▸ Record extracts
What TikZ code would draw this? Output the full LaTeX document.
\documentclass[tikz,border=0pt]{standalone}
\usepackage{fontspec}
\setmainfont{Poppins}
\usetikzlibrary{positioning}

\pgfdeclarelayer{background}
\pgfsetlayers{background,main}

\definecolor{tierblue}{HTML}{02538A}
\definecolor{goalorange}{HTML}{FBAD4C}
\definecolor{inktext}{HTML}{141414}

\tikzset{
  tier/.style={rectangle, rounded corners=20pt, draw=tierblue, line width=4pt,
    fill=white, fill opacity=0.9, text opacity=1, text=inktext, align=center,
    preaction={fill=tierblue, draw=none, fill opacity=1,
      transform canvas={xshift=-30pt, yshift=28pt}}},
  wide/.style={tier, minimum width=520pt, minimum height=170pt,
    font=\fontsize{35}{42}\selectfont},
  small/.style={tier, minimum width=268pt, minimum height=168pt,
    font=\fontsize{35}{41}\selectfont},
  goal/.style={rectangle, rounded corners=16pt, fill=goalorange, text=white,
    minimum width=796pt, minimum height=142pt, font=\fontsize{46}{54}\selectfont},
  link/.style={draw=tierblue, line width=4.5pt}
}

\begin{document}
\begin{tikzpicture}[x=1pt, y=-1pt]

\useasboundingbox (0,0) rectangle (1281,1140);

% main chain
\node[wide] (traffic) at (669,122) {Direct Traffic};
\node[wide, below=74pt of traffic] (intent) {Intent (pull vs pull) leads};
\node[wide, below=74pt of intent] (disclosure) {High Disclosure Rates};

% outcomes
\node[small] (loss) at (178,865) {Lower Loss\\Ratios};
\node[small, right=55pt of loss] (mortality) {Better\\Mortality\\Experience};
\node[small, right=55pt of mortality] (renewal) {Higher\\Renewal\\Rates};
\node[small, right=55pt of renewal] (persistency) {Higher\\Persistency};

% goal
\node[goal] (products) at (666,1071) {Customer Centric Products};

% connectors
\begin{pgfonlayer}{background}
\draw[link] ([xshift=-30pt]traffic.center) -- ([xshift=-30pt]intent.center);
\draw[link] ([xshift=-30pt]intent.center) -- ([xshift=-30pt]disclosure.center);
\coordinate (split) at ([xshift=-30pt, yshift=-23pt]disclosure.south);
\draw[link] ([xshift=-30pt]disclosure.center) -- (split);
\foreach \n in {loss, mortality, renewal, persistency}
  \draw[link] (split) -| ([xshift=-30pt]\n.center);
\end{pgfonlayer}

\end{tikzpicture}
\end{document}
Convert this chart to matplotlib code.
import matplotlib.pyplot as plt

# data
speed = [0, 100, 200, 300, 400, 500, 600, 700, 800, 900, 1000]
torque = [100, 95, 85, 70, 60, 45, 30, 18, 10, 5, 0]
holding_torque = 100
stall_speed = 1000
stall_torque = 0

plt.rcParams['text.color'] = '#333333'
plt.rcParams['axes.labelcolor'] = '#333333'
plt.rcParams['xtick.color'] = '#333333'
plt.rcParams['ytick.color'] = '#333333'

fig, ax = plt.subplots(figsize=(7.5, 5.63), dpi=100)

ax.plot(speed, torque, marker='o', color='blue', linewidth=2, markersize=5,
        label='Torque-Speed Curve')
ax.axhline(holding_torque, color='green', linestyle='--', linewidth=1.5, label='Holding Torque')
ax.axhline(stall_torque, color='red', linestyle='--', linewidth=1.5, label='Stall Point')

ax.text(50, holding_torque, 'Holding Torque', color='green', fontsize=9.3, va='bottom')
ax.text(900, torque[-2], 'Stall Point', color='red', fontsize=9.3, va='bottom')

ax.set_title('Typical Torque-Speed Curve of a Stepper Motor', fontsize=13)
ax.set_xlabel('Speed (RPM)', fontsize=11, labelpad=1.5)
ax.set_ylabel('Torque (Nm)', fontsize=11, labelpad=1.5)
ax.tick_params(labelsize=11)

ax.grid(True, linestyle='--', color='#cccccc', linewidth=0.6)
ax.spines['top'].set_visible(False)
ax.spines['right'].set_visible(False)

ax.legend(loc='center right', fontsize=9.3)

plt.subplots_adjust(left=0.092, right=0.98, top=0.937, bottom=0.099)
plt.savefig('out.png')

▸ Aim
Print all of the entries exactly as they appear.

▸ Full solution
What TikZ code would draw this? Output the full LaTeX document.
\documentclass[tikz,border=0pt]{standalone}
\usepackage{fontspec}
\setmainfont{Poppins}
\usetikzlibrary{positioning}

\pgfdeclarelayer{background}
\pgfsetlayers{background,main}

\definecolor{tierblue}{HTML}{02538A}
\definecolor{goalorange}{HTML}{FBAD4C}
\definecolor{inktext}{HTML}{141414}

\tikzset{
  tier/.style={rectangle, rounded corners=20pt, draw=tierblue, line width=4pt,
    fill=white, fill opacity=0.9, text opacity=1, text=inktext, align=center,
    preaction={fill=tierblue, draw=none, fill opacity=1,
      transform canvas={xshift=-30pt, yshift=28pt}}},
  wide/.style={tier, minimum width=520pt, minimum height=170pt,
    font=\fontsize{35}{42}\selectfont},
  small/.style={tier, minimum width=268pt, minimum height=168pt,
    font=\fontsize{35}{41}\selectfont},
  goal/.style={rectangle, rounded corners=16pt, fill=goalorange, text=white,
    minimum width=796pt, minimum height=142pt, font=\fontsize{46}{54}\selectfont},
  link/.style={draw=tierblue, line width=4.5pt}
}

\begin{document}
\begin{tikzpicture}[x=1pt, y=-1pt]

\useasboundingbox (0,0) rectangle (1281,1140);

% main chain
\node[wide] (traffic) at (669,122) {Direct Traffic};
\node[wide, below=74pt of traffic] (intent) {Intent (pull vs pull) leads};
\node[wide, below=74pt of intent] (disclosure) {High Disclosure Rates};

% outcomes
\node[small] (loss) at (178,865) {Lower Loss\\Ratios};
\node[small, right=55pt of loss] (mortality) {Better\\Mortality\\Experience};
\node[small, right=55pt of mortality] (renewal) {Higher\\Renewal\\Rates};
\node[small, right=55pt of renewal] (persistency) {Higher\\Persistency};

% goal
\node[goal] (products) at (666,1071) {Customer Centric Products};

% connectors
\begin{pgfonlayer}{background}
\draw[link] ([xshift=-30pt]traffic.center) -- ([xshift=-30pt]intent.center);
\draw[link] ([xshift=-30pt]intent.center) -- ([xshift=-30pt]disclosure.center);
\coordinate (split) at ([xshift=-30pt, yshift=-23pt]disclosure.south);
\draw[link] ([xshift=-30pt]disclosure.center) -- (split);
\foreach \n in {loss, mortality, renewal, persistency}
  \draw[link] (split) -| ([xshift=-30pt]\n.center);
\end{pgfonlayer}

\end{tikzpicture}
\end{document}
Convert this chart to matplotlib code.
import matplotlib.pyplot as plt

# data
speed = [0, 100, 200, 300, 400, 500, 600, 700, 800, 900, 1000]
torque = [100, 95, 85, 70, 60, 45, 30, 18, 10, 5, 0]
holding_torque = 100
stall_speed = 1000
stall_torque = 0

plt.rcParams['text.color'] = '#333333'
plt.rcParams['axes.labelcolor'] = '#333333'
plt.rcParams['xtick.color'] = '#333333'
plt.rcParams['ytick.color'] = '#333333'

fig, ax = plt.subplots(figsize=(7.5, 5.63), dpi=100)

ax.plot(speed, torque, marker='o', color='blue', linewidth=2, markersize=5,
        label='Torque-Speed Curve')
ax.axhline(holding_torque, color='green', linestyle='--', linewidth=1.5, label='Holding Torque')
ax.axhline(stall_torque, color='red', linestyle='--', linewidth=1.5, label='Stall Point')

ax.text(50, holding_torque, 'Holding Torque', color='green', fontsize=9.3, va='bottom')
ax.text(900, torque[-2], 'Stall Point', color='red', fontsize=9.3, va='bottom')

ax.set_title('Typical Torque-Speed Curve of a Stepper Motor', fontsize=13)
ax.set_xlabel('Speed (RPM)', fontsize=11, labelpad=1.5)
ax.set_ylabel('Torque (Nm)', fontsize=11, labelpad=1.5)
ax.tick_params(labelsize=11)

ax.grid(True, linestyle='--', color='#cccccc', linewidth=0.6)
ax.spines['top'].set_visible(False)
ax.spines['right'].set_visible(False)

ax.legend(loc='center right', fontsize=9.3)

plt.subplots_adjust(left=0.092, right=0.98, top=0.937, bottom=0.099)
plt.savefig('out.png')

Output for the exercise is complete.